The equilibrium constant for any reaction is related to the change in Gibbs Free Energy for that reaction under standard conditions by the equation
K_(eq)=e^((-DeltaG^0)/(RT)
where R is the universal gas constant (8.314 J/mol-K) and T is the absolute temperature in Kelvins.
Standard conditions means all reactants and products present in unit concentrations or pressures (e.g., 1 M, 1m or 1 bar) at the 'temperature of interest'. Most tables of thermodynamic values will give Gibbs Free Energy of formation for reactants and products at 298.15 K, so calculation of K_(eq) at this temperature is a simple matter of calculating DeltaG^0 for reaction as the difference in Gibbs Free Energies of the products and reactants, and then using the equation above with T=298.15K.
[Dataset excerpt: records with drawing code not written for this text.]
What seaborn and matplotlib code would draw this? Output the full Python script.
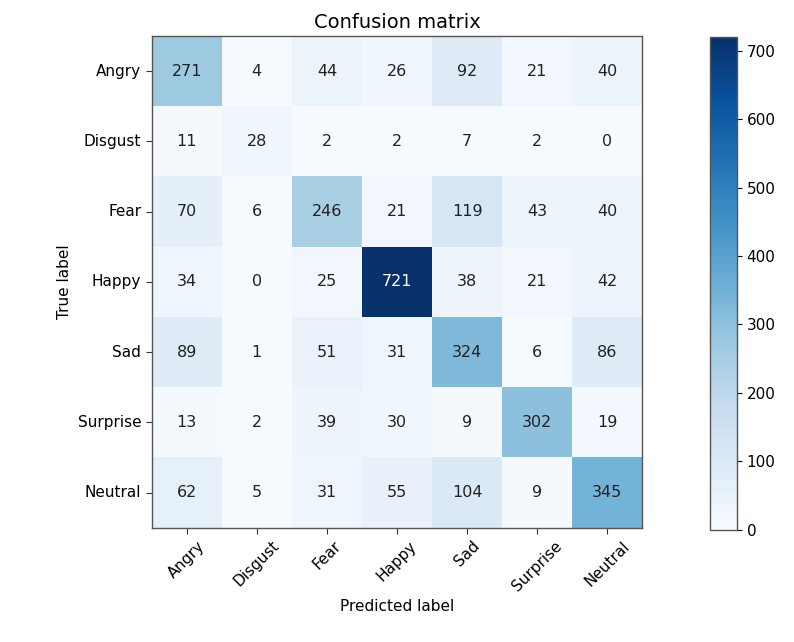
import matplotlib
matplotlib.use("Agg")
import matplotlib.pyplot as plt
import seaborn as sns
import numpy as np
import pandas as pd

classes = ["Angry", "Disgust", "Fear", "Happy", "Sad", "Surprise", "Neutral"]
row_angry = [271, 4, 44, 26, 92, 21, 40]
row_disgust = [11, 28, 2, 2, 7, 2, 0]
row_fear = [70, 6, 246, 21, 119, 43, 40]
row_happy = [34, 0, 25, 721, 38, 21, 42]
row_sad = [89, 1, 51, 31, 324, 6, 86]
row_surprise = [13, 2, 39, 30, 9, 302, 19]
row_neutral = [62, 5, 31, 55, 104, 9, 345]
cbar_ticks = [0, 100, 200, 300, 400, 500, 600, 700]

cm = np.array([row_angry, row_disgust, row_fear, row_happy, row_sad, row_surprise, row_neutral])
df = pd.DataFrame(cm, index=classes, columns=classes)

fig = plt.figure(figsize=(7.94, 6.42), dpi=100)
ax = fig.add_axes([0.191, 0.178, 0.618, 0.766])
cax = fig.add_axes([0.894, 0.175, 0.034, 0.768])

sns.heatmap(df, ax=ax, cbar_ax=cax, cmap="Blues", annot=True, fmt="d",
            vmin=0, vmax=cm.max(), annot_kws={"fontsize": 11.5},
            cbar_kws={"ticks": cbar_ticks})

thresh = cm.max() / 2.0
for t in ax.texts:
    v = int(t.get_text())
    t.set_color("white" if v > thresh else "#222222")

for s in ax.spines.values():
    s.set_visible(True)
    s.set_color("#555555")
    s.set_linewidth(1.0)
cax.tick_params(labelsize=11)
cb = ax.collections[0].colorbar
cb.outline.set_visible(True)
cb.outline.set_edgecolor("#555555")
cb.outline.set_linewidth(1.0)

ax.set_xticklabels(classes, rotation=45, ha="center", fontsize=11)
ax.set_yticklabels(classes, rotation=0, fontsize=11)
ax.tick_params(axis="both", length=4, color="#333333")
ax.set_title("Confusion matrix", fontsize=14)
ax.set_xlabel("Predicted label", fontsize=11)
ax.set_ylabel("True label", fontsize=11)

fig.savefig("out.png", dpi=100)
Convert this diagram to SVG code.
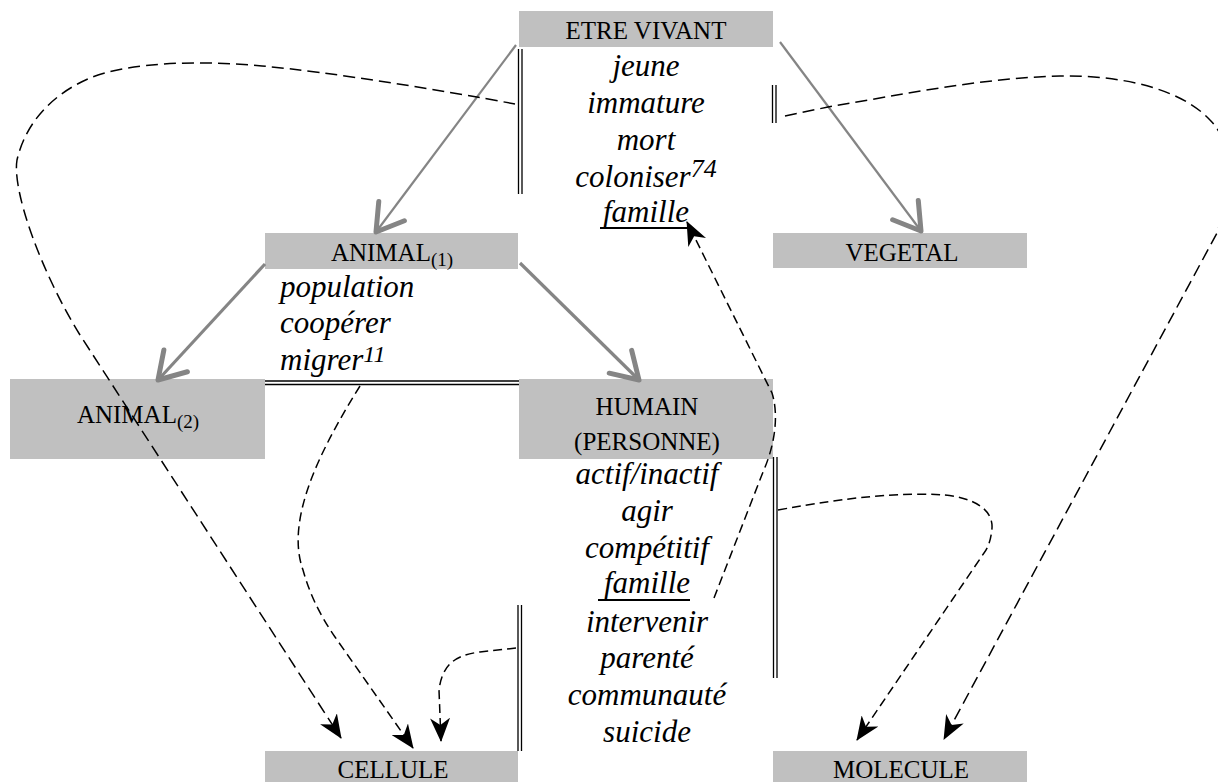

Sometimes we need to calculate K_(eq) at a different temperature, and this involves a somewhat more complicated calculation:
First, calculate DeltaH^0 for the reaction, taking the difference in standard enthalpies of formation of the products and reactants. Then calculate DeltaS^0 by taking the difference in entropies of products and reactants. The DeltaG^0 for reaction can then be calculated approximately from the equation
DeltaG^0=DeltaH^0-TDeltaS^0
Here, we can use any value of T because DeltaH^0 and DeltaS^0 are not strongly dependent on temperature. Finally, use the first equation (with the same value of T that you used in the second equation) to calculate K_(eq).
Note that we cannot simply change T in the first equation because DeltaG^0 is strongly dependent on temperature, as shown in the second equation.